Há autores que escrevem para contar, ainda que por meio da ficção, suas histórias mais pessoais. Acho válido, acho bonito. Mas fico feliz em saber que existem aqueles que escrevem para dar vida a quem viveu tão pouco. Maryse Condé se encaixa nessa segunda categoria.
O premiado Eu, Tituba é interessante porque, além de ser um romance com bases históricas, tem um pouco de Condé. Dá para sentir nas entrelinhas que a autora colocou sua dor e a de tantas outras mulheres negras na dor da personagem principal.
Eu, Tituba veio para tentar reparar o que a história tão egoisticamente deixou no esquecimento: a vida de uma figura de quem pouco sabemos. E o que sabemos vem dos registros que a marcaram para sempre com um simples adjetivo: bruxa.

Não é sobre Salem
Uma das minhas grandes expectativas em relação ao livro era o contexto histórico. Os famosos julgamentos das bruxas de Salem sempre me chamaram a atenção: primeiro pelo horror das perseguições; e segundo porque esse período, por mais grotesco que tenha sido, serve agora de estudo para levantar reflexões e debates sobre a misoginia nas sociedades ao longo dos séculos.
Eu, Tituba passa muito pouco pelos julgamentos do fim do século XVII. As condenações acontecem no livro, mas não da maneira como eu tinha imaginado. Isso acabou me decepcionando um pouco, embora eu entenda agora que Condé nunca teve a intenção de falar de todas as mulheres condenadas à forca. A protagonista é Tituba.
Um passado para Tituba
Tituba foi uma das mulheres condenadas no que ficou conhecido como a maior caça às bruxas da história. Junto de Sarah Osborne e Sarah Good, a escrava virou uma das principais figuras relacionadas aos julgamentos. No entanto, pouco se sabe dela.
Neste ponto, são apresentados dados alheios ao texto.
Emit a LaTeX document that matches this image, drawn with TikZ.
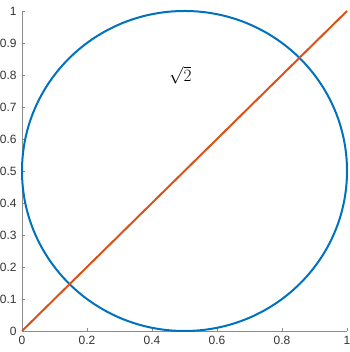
\documentclass[tikz,border=0pt]{standalone}
\usepackage{amsmath}
\usepackage{fontspec}
\setmainfont{Liberation Sans}
\usepackage{tikz}
\definecolor{mblue}{rgb}{0,0.447,0.741}
\definecolor{morange}{rgb}{0.85,0.325,0.098}
\tikzset{axis/.style={draw=black!45,line width=0.9pt},
	ticklab/.style={text=black!80,font=\fontsize{12}{14}\selectfont,inner sep=1pt}}
\begin{document}
\begin{tikzpicture}[x=325pt,y=320pt]
			\useasboundingbox (-22pt,-21pt) rectangle (327pt,331pt);
			% axes
			\draw[axis] (0,1) -- (0,0) -- (1,0);
			\foreach \x in {0,0.2,0.4,0.6,0.8,1}
			\draw[axis] (\x,3pt) -- (\x,0) node[ticklab,below=4pt] {\x};
			\foreach \y in {0,0.1,0.2,0.3,0.4,0.5,0.6,0.7,0.8,0.9,1}
			\draw[axis] (3pt,\y) -- (0,\y) node[ticklab,left=4pt] {\y};
			% curves
			\draw[mblue,line width=2pt] (0.5,0.5) ellipse [x radius=0.5,y radius=0.5];
			\draw[morange,line width=2pt] (0,0) -- (1,1);
			\node[font=\fontsize{18}{20}\selectfont] (root) at (0.487,0.8) {$\sqrt{2}$};
\end{tikzpicture}
\end{document}
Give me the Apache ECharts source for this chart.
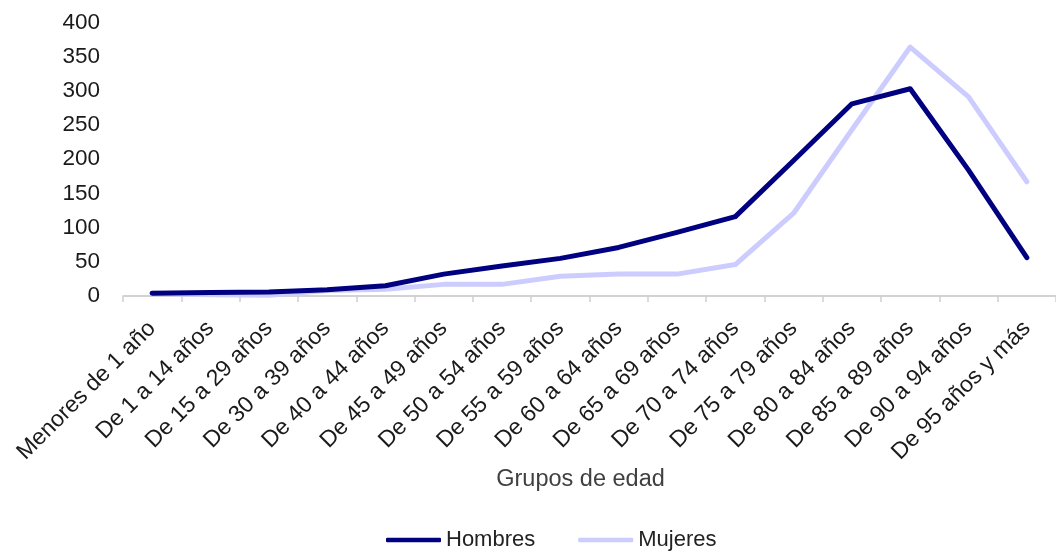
<!DOCTYPE html>
<html>
<head>
<meta charset="utf-8">
<script src="https://cdn.jsdelivr.net/npm/echarts@6/dist/echarts.min.js"></script>
<style>
html,body{margin:0;padding:0;background:#fff;}
#c{width:1056px;height:551px;}
</style>
</head>
<body>
<div id="c"></div>
<script>
var categories = ["Menores de 1 año","De 1 a 14 años","De 15 a 29 años","De 30 a 39 años","De 40 a 44 años","De 45 a 49 años","De 50 a 54 años","De 55 a 59 años","De 60 a 64 años","De 65 a 69 años","De 70 a 74 años","De 75 a 79 años","De 80 a 84 años","De 85 a 89 años","De 90 a 94 años","De 95 años y más"];
var hombres = [4, 5, 6, 9, 15, 32, 44, 55, 71, 93, 116, 198, 281, 303, 184, 56];
var mujeres = [4, 2, 1, 8, 10, 17, 17, 29, 32, 32, 46, 121, 243, 364, 291, 167];
var yTicks = [0, 50, 100, 150, 200, 250, 300, 350, 400];

var FONT = '"Liberation Sans", Arial, Helvetica, sans-serif';
var chart = echarts.init(document.getElementById('c'), null, {renderer:'canvas'});
chart.setOption({
  animation: false,
  backgroundColor: '#ffffff',
  textStyle: {fontFamily: FONT},
  grid: {left: 123, top: 22.4, height: 273.6, width: 942, containLabel: false},
  legend: {
    top: 524, left: 381,
    icon: 'roundRect',
    itemWidth: 55, itemHeight: 4.5, itemGap: 43,
    textStyle: {fontSize: 22, color: '#222', fontFamily: FONT},
    data: ['Hombres', 'Mujeres']
  },
  xAxis: {
    type: 'category',
    data: categories,
    boundaryGap: true,
    name: 'Grupos de edad',
    nameLocation: 'middle',
    nameGap: 171,
    nameTextStyle: {fontSize: 23.5, color: '#404040', fontFamily: FONT, padding: [0, 18, 0, 0]},
    axisLine: {lineStyle: {color: '#c4c4c4', width: 1.5}},
    axisTick: {show: true, length: 6, lineStyle: {color: '#d0d0d0', width: 1.5}},
    axisLabel: {rotate: 45, fontSize: 23, color: '#1a1a1a', margin: 29, interval: 0, fontFamily: FONT},
    splitLine: {show: false}
  },
  yAxis: {
    type: 'value',
    min: 0, max: 400, interval: 50,
    axisLine: {show: false},
    axisTick: {show: false},
    splitLine: {show: false},
    axisLabel: {fontSize: 22.5, color: '#1a1a1a', margin: 23, fontFamily: FONT,
      formatter: function(v){ return yTicks.indexOf(v) >= 0 ? String(v) : ''; }}
  },
  series: [
    {name: 'Hombres', type: 'line', data: hombres, symbol: 'none',
      lineStyle: {color: '#000080', width: 5, cap: 'round', join: 'round'},
      itemStyle: {color: '#000080'}, z: 3},
    {name: 'Mujeres', type: 'line', data: mujeres, symbol: 'none',
      lineStyle: {color: '#ccccff', width: 5, cap: 'round', join: 'round'},
      itemStyle: {color: '#ccccff'}, z: 2}
  ]
});
</script>
</body>
</html>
Nossa história, do mundo real, falhou com Tituba. Tendo sido escrava, pouco importava para os registros quem era, de onde vinha e o que aconteceu a ela nos momentos que antecederam seu trágico fim.
Condé não aceitou isso e resgatou Tituba. Usando uma linguagem direta e pouco floreada, mas muito bem trabalhada, a autora deu uma história de vida para a mulher, com direito a um passado e a uma trajetória de luta constante que teve início antes mesmo de seu nascimento e terminou somente no dia da sua execução.
A Tituba do livro tem uma grande personalidade; mesmo aprisionada, não abaixa a cabeça. Até nos momentos de fraqueza mostra que tem força. Isso deixa a leitura agridoce, pois, ao mesmo tempo que dói acompanhar todas as desgraças da personagem principal, é emocionante ver que suas crenças são maiores que as adversidades do mundo e a violência do ser humano. Condé pode até ter inventado sua heroína dos sonhos, e há chances de a Tituba real ter tomado decisões e atitudes bem diferentes do que é retratado no livro, mas acho que essa nova versão prevalecerá a partir de agora.

Misticismo
Apesar de criar uma nova abordagem (mais humana e menos fantasiosa) sobre o que é ser bruxa, o livro traz uma aura mística muito bem-vinda.
Em muitos momentos, os mortos são o único amparo de Tituba. Eles guiam, aconselham, tiram-na um pouco da esfera da solidão. Estão por toda parte, vivos em memória e espírito até onde as crenças permitem.
Ler ou não ler?
Eu, Tituba é um livro difícil de enfrentar: ele não vai aliviar a violência da escravidão ou assegurar que o desfecho seja menos triste. Sabemos como a história termina.
Mas imagino o propósito da autora de escrever uma “versão inventada dos fatos”, e acho lindo. Condé criou uma história forte, madura e vívida para os leitores. O livro não vai tirar todo o sofrimento pelo qual Tituba passou; isso nada poderá remediar. Porém, eterniza nas páginas seu nome e a liga a um passado, ainda que hipotético, ao qual pode pertencer.
– Não se aflija, Tituba! Você sabe disso, a má sorte é a irmã gêmea do negro! Ela nasce com ele, vai para a cama com ele, contesta o mesmo peito murcho. Ela come o peixe do seu cozido. Ainda assim, o negro resiste! E aqueles que querem vê-lo desaparecer da face da terra estarão sempre lá. Ainda assim, você será a única a sobreviver!